My wonderful spouse gave me James Kaplan’s Frank: The Voice as a gift last year.  It’s a hefty book, clocking in at 718 pages (excluding footnotes and such, which tack on another 60+ pages), and it only covers Sinatra’s life up to the point where he won the Oscar for 1953’s From Here to Eternity.  I am waiting rather impatiently for the second volume because I thoroughly enjoyed this one.  Even if you’re not a huge Sinatra fan, or much of a Sinatra fan, this book is worth reading.  As it happens, I’m a big Sinatra buff, but I also appreciated the details of the period, the discussions about popular music at the time, the descriptions of touring with bands through large and small towns, Hollywood, New York, and Las Vegas in the 30’s and 40’s—there’s just a ton of detail here.

I think what I liked best about Kaplan’s treatment is that he takes a writer’s view of his subject.  Frank reads like a novel, not a biographical list of stuff strung together—he builds his character and the worlds he inhabited from research and facts instead of his imagination, but the result is a winding story of a man obsessed with being adored who lost nearly everything before making one of the greatest comebacks in show biz history.

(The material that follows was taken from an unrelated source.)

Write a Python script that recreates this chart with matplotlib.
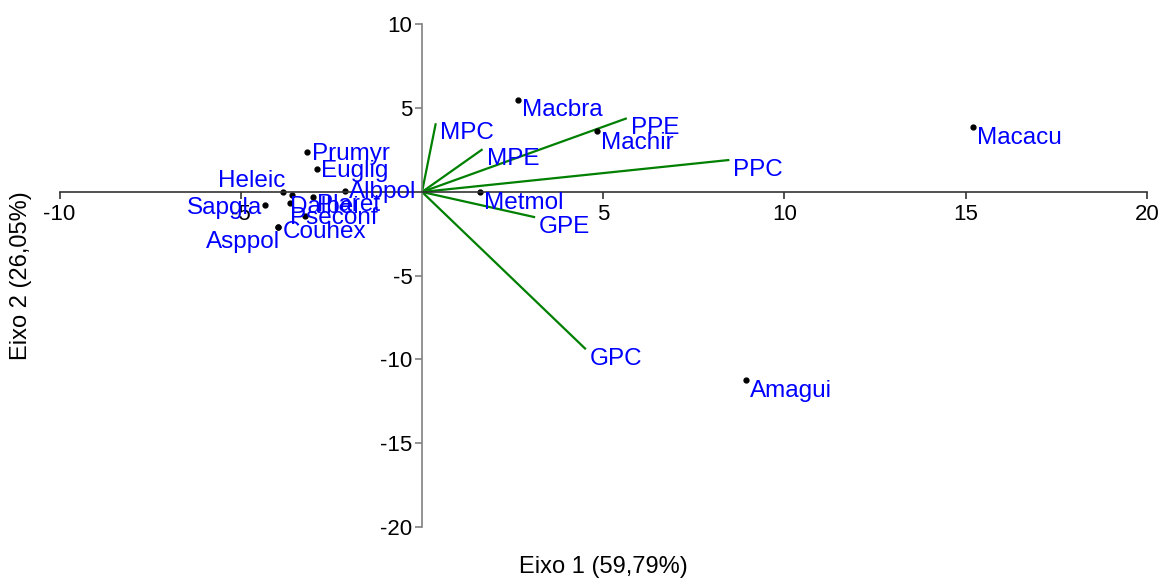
import matplotlib
matplotlib.use("Agg")
import matplotlib.pyplot as plt

plt.rcParams['font.family'] = ['Liberation Sans', 'DejaVu Sans']
plt.rcParams['axes.unicode_minus'] = False

# sitios / especies (scores)
nomes = ["Macbra", "Machir", "Macacu", "Metmol", "Amagui", "Prumyr", "Euglig",
         "Albpol", "Heleic", "Sapgla", "Couhex", "Asppol", "Dalbei", "Plaret",
         "Pseconf", "Bauhin"]
eixo1 = [2.65, 4.83, 15.2, 1.6, 8.94, -3.17, -2.9,
         -2.12, -3.83, -4.33, -3.97, -3.97, -3.6, -3.02,
         -3.63, -3.23]
eixo2 = [5.49, 3.64, 3.88, -0.02, -11.2, 2.39, 1.37,
         0.08, -0.02, -0.8, -2.1, -2.1, -0.2, -0.32,
         -0.64, -1.43]
# deslocamento dos rotulos (pixels) e alinhamento
desl = [(4, -10), (4, -12), (4, -11), (4, -11), (4, -11), (5, -2), (4, -2),
        (4, -1), (2, 11), (-3, -3), (5, -5), (2, -15), (-2, -12), (4, -8),
        (0, -15), (0, 0)]
alinh = ["left", "left", "left", "left", "left", "left", "left",
         "left", "right", "right", "left", "right", "left", "left",
         "left", "left"]
mostra = [True] * 15 + [False]

# variaveis (vetores)
variaveis = ["MPC", "MPE", "PPE", "PPC", "GPE", "GPC"]
v1 = [0.38, 1.67, 5.65, 8.48, 3.12, 4.52]
v2 = [4.1, 2.55, 4.4, 1.91, -1.51, -9.39]

xticks = [-10, -5, 5, 10, 15, 20]
yticks = [10, 5, -5, -10, -15, -20]

fig = plt.figure(figsize=(11.63, 5.79), dpi=100)
ax = fig.add_axes([0.0512, 0.0898, 0.935, 0.868])
ax.set_xlim(-10, 20)
ax.set_ylim(-20, 10)

for x, y, nome in zip(v1, v2, variaveis):
    ax.plot([0, x], [0, y], color="#008000", lw=1.6, solid_capstyle="butt")
    ax.annotate(nome, (x, y), xytext=(4, -10), textcoords="offset pixels",
                ha="left", va="center", color="#0000FF", fontsize=17.5)

ax.plot(eixo1, eixo2, "o", color="black", ms=3.5, ls="none")
for x, y, nome, d, a, m in zip(eixo1, eixo2, nomes, desl, alinh, mostra):
    if not m:
        continue
    ax.annotate(nome, (x, y), xytext=d, textcoords="offset pixels",
                ha=a, va="center", color="#0000FF", fontsize=17.5)

ax.spines["left"].set_position(("data", 0))
ax.spines["bottom"].set_position(("data", 0))
ax.spines["right"].set_visible(False)
ax.spines["top"].set_visible(False)
ax.spines["left"].set_color("#808080")
ax.spines["bottom"].set_color("#333333")
ax.spines["left"].set_linewidth(1.2)
ax.spines["bottom"].set_linewidth(1.2)

ax.set_xticks(xticks)
ax.set_yticks(yticks)
ax.tick_params(axis="x", colors="#333333", labelcolor="black", labelsize=16,
               length=5, width=1.2, pad=4)
ax.tick_params(axis="y", colors="#808080", labelcolor="black", labelsize=16,
               length=5, width=1.2, pad=2)

ax.set_xlabel("Eixo 1 (59,79%)", fontsize=17)
ax.set_ylabel("Eixo 2 (26,05%)", fontsize=17)
ax.xaxis.set_label_coords(0.5, -0.058)
ax.yaxis.set_label_coords(-0.025, 0.5)

fig.savefig("out.png", dpi=100)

And there’s no starry-eyed worshipping going on, no gushing: Kaplan clearly appreciates Sinatra’s talent, and he obviously admires his drive to succeed, but that doesn’t mean he’s pulling any punches about what a rat bastard Sinatra was—to his wife, to his kids, to his lovers, to the press.  He was very definitely not a nice guy.  But he is a fascinating one.

I think it’s probably hard to write with complete dispassion about any person once you get so caught up in the minutia of a life.  Kaplan avoids falling into the opinion trap pretty well—there are times when his admiration for Sinatra’s talent, or his amusement at his affectations, are easily seen, but he genuinely avoids psychoanalyzing his subject.  There is sometimes a tentatively offered point-of-view about how a certain incident might have affected Sinatra’s behavior, but he never comes out and says things like “Sinatra was a womanizer because he was super sensitive about his height and his looks and could never please his mother.”  You can certainly draw that conclusion from the information provided, though, if you choose to do so.  And that’s what a good biographer should do: give the reader the facts, paint a verbal portrait of a life, but let the reader decide the bigger questions.

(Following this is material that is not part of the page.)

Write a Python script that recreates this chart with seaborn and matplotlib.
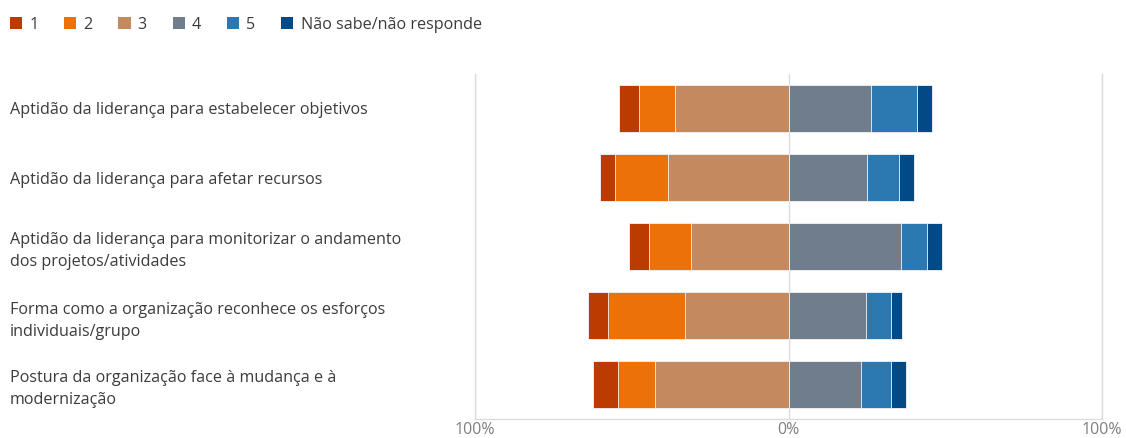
import numpy as np
import pandas as pd
import seaborn as sns
import matplotlib.pyplot as plt
from matplotlib.patches import Patch

categories = [
    'Aptidão da liderança para estabelecer objetivos',
    'Aptidão da liderança para afetar recursos',
    'Aptidão da liderança para monitorizar o andamento\ndos projetos/atividades',
    'Forma como a organização reconhece os esforços\nindividuais/grupo',
    'Postura da organização face à mudança e à\nmodernização',
]
# percentages per answer
v1 = [6.5, 4.9, 6.6, 6.4, 8.2]
v2 = [11.6, 16.8, 13.2, 24.7, 11.6]
v3 = [36.1, 38.4, 31.2, 32.9, 42.7]
v4 = [26.4, 24.9, 36.0, 24.6, 23.0]
v5 = [14.7, 10.2, 8.2, 8.2, 9.7]
vns = [4.8, 4.8, 4.9, 3.3, 4.8]
series_names = ['1', '2', '3', '4', '5', 'Não sabe/não responde']
colors = ['#bb3b00', '#eb7108', '#c4895e', '#6f7d8d', '#2b79b0', '#014a85']
tick_vals = [-100, 0, 100]
tick_labels = ['100%', '0%', '100%']

df = pd.DataFrame({'cat': categories, '1': v1, '2': v2, '3': v3, '4': v4, '5': v5, 'ns': vns})
# cumulative values, left side negative
df['l3'] = -df['3']
df['l2'] = -(df['3'] + df['2'])
df['l1'] = -(df['3'] + df['2'] + df['1'])
df['r4'] = df['4']
df['r5'] = df['4'] + df['5']
df['rns'] = df['4'] + df['5'] + df['ns']

sns.set_style('white')
plt.rcParams['font.family'] = ['Open Sans', 'DejaVu Sans']

fig = plt.figure(figsize=(11.26, 4.38), dpi=100)
ax = fig.add_axes([475 / 1126, 1 - 419 / 438, 627 / 1126, 345 / 438])

layers = [('l1', 0), ('l2', 1), ('l3', 2), ('rns', 5), ('r5', 4), ('r4', 3)]
for col, ci in layers:
    sns.barplot(data=df, y='cat', x=col, order=categories, orient='h', color=colors[ci],
                width=0.667, edgecolor='#f4f4f4', linewidth=0.6, saturation=1, ax=ax)

ax.set_xlim(-100, 100)
ax.set_xticks(tick_vals)
ax.set_xticklabels(tick_labels, color='#7f7f7f', fontsize=11.5)
ax.set_xlabel('')
ax.set_ylabel('')
ax.set_axisbelow(True)
ax.xaxis.grid(True, color='#dcdcdc', linewidth=1)
ax.spines['top'].set_visible(False)
for s in ['left', 'right', 'bottom']:
    ax.spines[s].set_color('#dcdcdc')
    ax.spines[s].set_linewidth(1)
ax.tick_params(axis='x', length=0, pad=2)
ax.tick_params(axis='y', length=0, pad=465 * 0.72)
for lbl in ax.get_yticklabels():
    lbl.set_horizontalalignment('left')
    lbl.set_color('#3c3c3c')
    lbl.set_fontsize(11.6)
    lbl.set_linespacing(1.5)

handles = [Patch(facecolor=c, edgecolor='none') for c in colors]
fig.legend(handles, series_names, loc='upper left', bbox_to_anchor=(-0.004, 0.995), ncol=6,
           frameon=False, handlelength=0.75, handleheight=0.75, handletextpad=0.45,
           columnspacing=1.6, fontsize=11.6, labelcolor='#3c3c3c')

fig.savefig('out.png', dpi=100)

On a larger scale, this isn’t just a biography of Sinatra, although that is, of course, the primary point of the book.  This is a history of popular music from the late 1920’s through the early 1950’s, a time when some of America’s greatest songwriters and vocal interpreters were working, where Big Band and Swing were king, and where Frank Sinatra and Bing Crosby made crooning an art form.  I personally found the detailing of Sinatra’s various recordings—the arrangements, his own stabs at conducting the band, his struggles with his record company—really interesting.  Ditto his working relationships with some of the biggest names in music from that time period, like Tommy Dorsey (who Sinatra says was the only person besides his mother he was ever afraid of), Buddy Rich, Jo Stafford, and an assortment of singers, songwriters, and musicians.

His Hollywood forays are equally interesting, but for a different reason.  Sinatra didn’t like to actually work (singing wasn’t work for him), so when he began making movies, he had issues with things like, oh, showing up on the set on time.  But as his star rose, so did the expectations for him on film, and he began to appreciate what he could learn from people like Gene Kelly, who he later said taught him everything he knew about doing musicals.  Movie Star Sinatra is a different person from Crooner Frankie, and Kaplan appreciates those differences enough to underline them.

Overall, I found this an even-handed, well-written biography, one that is fair in its depiction of its subject and lush in the details of the time periods it straddles.  It works on so many different levels—as a biography of a specific subject, as a history, and as a study of pop culture during a certain time period—that it has the ability to appeal to a lot of different people.  Even if you’re not a fan of Sinatra’s music or of Sinatra the person, this is worth taking a look at.  And who knows—Kaplan might make you a fan by the time he’s done.